Two Stereo Amps, Bi-amp or Monoblock?

From what I have seen, the normal step-up from a bridgeable stereo amp is to buy another and use them in monoblock format. You could however buy another and leave them in stereo and simply use one amp for both channel tweeters and one amp for both channel woofer/midrange. I understand that this is not a full 4 monoblock bi-amp configuration, but I wonder if the bi-amp advantage is glimpsed to a large extent in this format and perhaps a better sonic improvement over running the two amps in monoblock. Thoughts or experiences? Aside from sonic benefits of either, what is the resulting power increase from the two formats? In the "bi-amp" format you would also have the ability (or advantage) to offer a different amp to the tweeters and to the woofer/midrange; whereas in the monoblock you would need to match the amps.
Sometimes bridged amps are thermally or other wise limited in thier ability to offer double their stereo capabilites in mono configuration.
Bi-amping is almost always better than bridging for several reasons.

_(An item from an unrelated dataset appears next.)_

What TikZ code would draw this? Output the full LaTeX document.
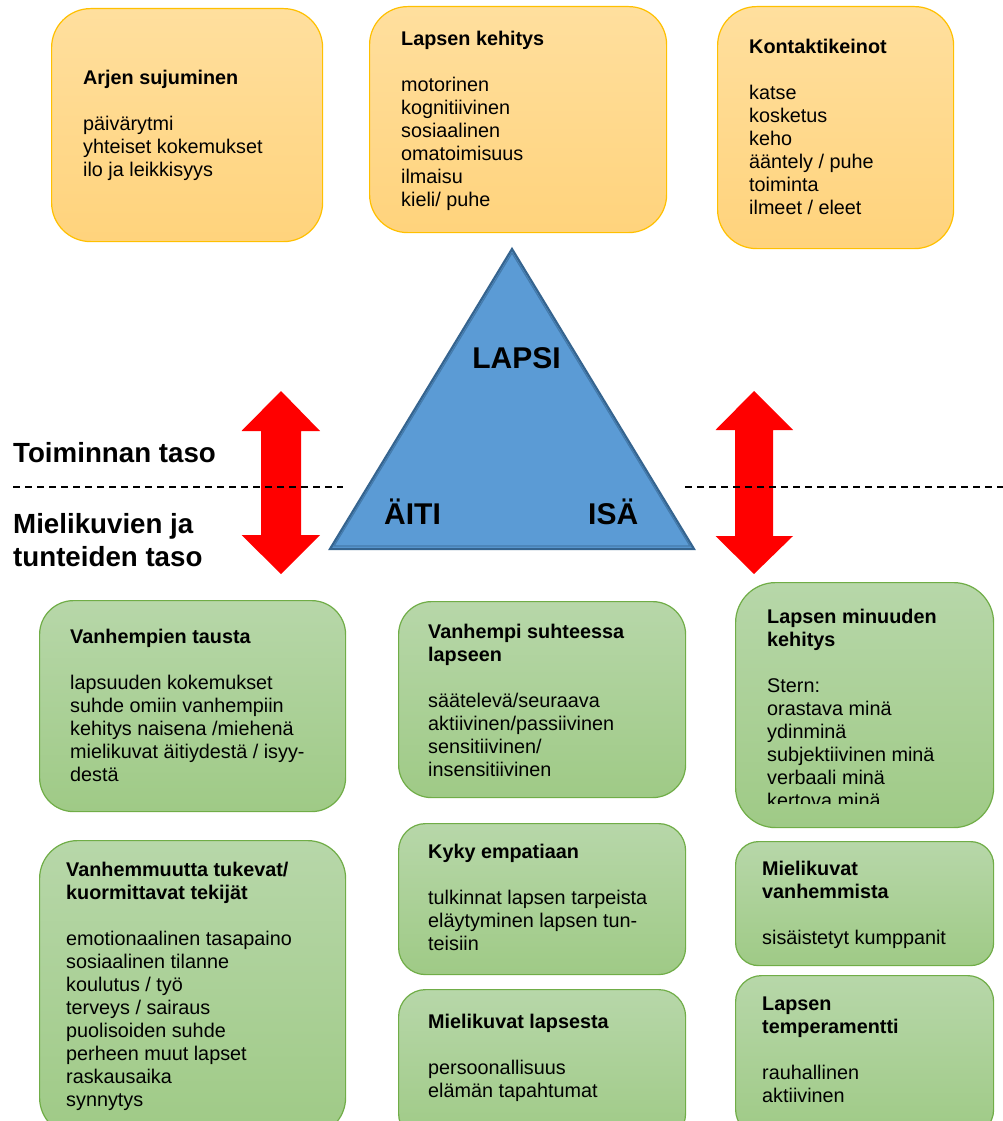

1) If you bridge into mono you typically do not double current output, but the rated watts RMS may double. This ought to give you an indication of how relatively meaningless watts RMS is to begin with, but the real point here is that you will not be using amplifier power as efficiently as if you bi-amp in which case you will be doubling your current output.

2) Related to the above, but also important in and of itself is the fact that many speakers have demanding impedance loads, often times in the bass frequencies. If you bi-amp, you are providing two isolated amplifiers, one to the bass, and one to the highs. When the bass drops impedance and pulls large amounts of current from the amplifier, the amp hooked up to the highs does not see this load and is unaffected. The result is that whereas if you had been running one bridged amp you might have been running out of current and shutting down the highs and mids when the bass kicked in, now you are preserving highs and mids regardless of what the bass is doing.

For these two reasons, especially on speakers which present a difficult load, I always recommend bi-amping.
Bi amping is better as mentioned above, you have an amp that does not see the power supply killing low frequencies, and can run free of the effects of IM distortion. The amp on top is allowed to deliver it max sonic potential basically free of clipping.

Also from what I have read elsewhere when you turn a stereo amp into a mono amp the amp will not sound as good.
Thanks for the response. I sent this question to Steve Deckert of Decware (zen amp) and he replied:

"The pros of use as monoblocks is 3dB more power before clipping, and better separation. Also the ability to place each amp close to the speaker so you can use less speaker wire.

The pros of biamping is the ability to adjust the volume of the tweeters and woofers separately. Also allows you to voice each amp to more ideally compliment the signature of each driver."

I'm gathering that biamping with stereo (2 total amps) does not increase the power while biamping with mono (4 total amps) would.

Anybody have experience running Zen amps on De Capos in any of these configurations? I guess I'm concerned about the medium efficiency (92db) for a 2A3
I went through this bridged/biamping decision within the last few months. I had started by bridging my two Rotel 980BX's into a pair of Totem Rokk's. Obviously I didn't need the power for these speakers, but I wanted to see what difference shortening the speaker leads would make. I started with an old shotgun set of 10' XLO cables and clipped them down until I had about 4, 18" leads. I could distinctly hear an improvement in the details of the music.
Not long ago I swapped out the Rokk's for a pair of Aerial 10t's. These do need the power, but more importantly, they need the current. So after a few hours of listening at modest volume levels, I switched back to stereo mode and horizontally biamped which required using the other 7' of the XLO's. The details were still there, the bass improved, and I can turn up the volume more without the fear of clipping and damaging the 10t, which are worth far more than the amps.
What about true Monoblock?..Do they sound better then bi-amping?..For instance, would bi-amping 2 Pass Lab X350 or X250 sounded better than the 2 mono block of X600?

Long, one can bi-amp with 4 mono amps. I think it depends on your speakers and what your goals are. If your looking for greater dynamics or volume, more power might be better. If you have speakers with large impedance swings and your looking for cleaner sound, bi-amping with smaller amps might be better. These recommmendations are used with built in cross-overs in mind. Bi-amping with active crossovers (assuming of course that the active cross-overs are of equal or better quality than the built in passive ones they are replacing) should provide an increase in dynamics as well as cleaner sound. Of course you can go for broke and use 4 big mono amps with superior(?) active cross-overs. This is of course based on the assumption that you are using a 2 way speaker system. Ideally every driver would have it's own dedicated amp.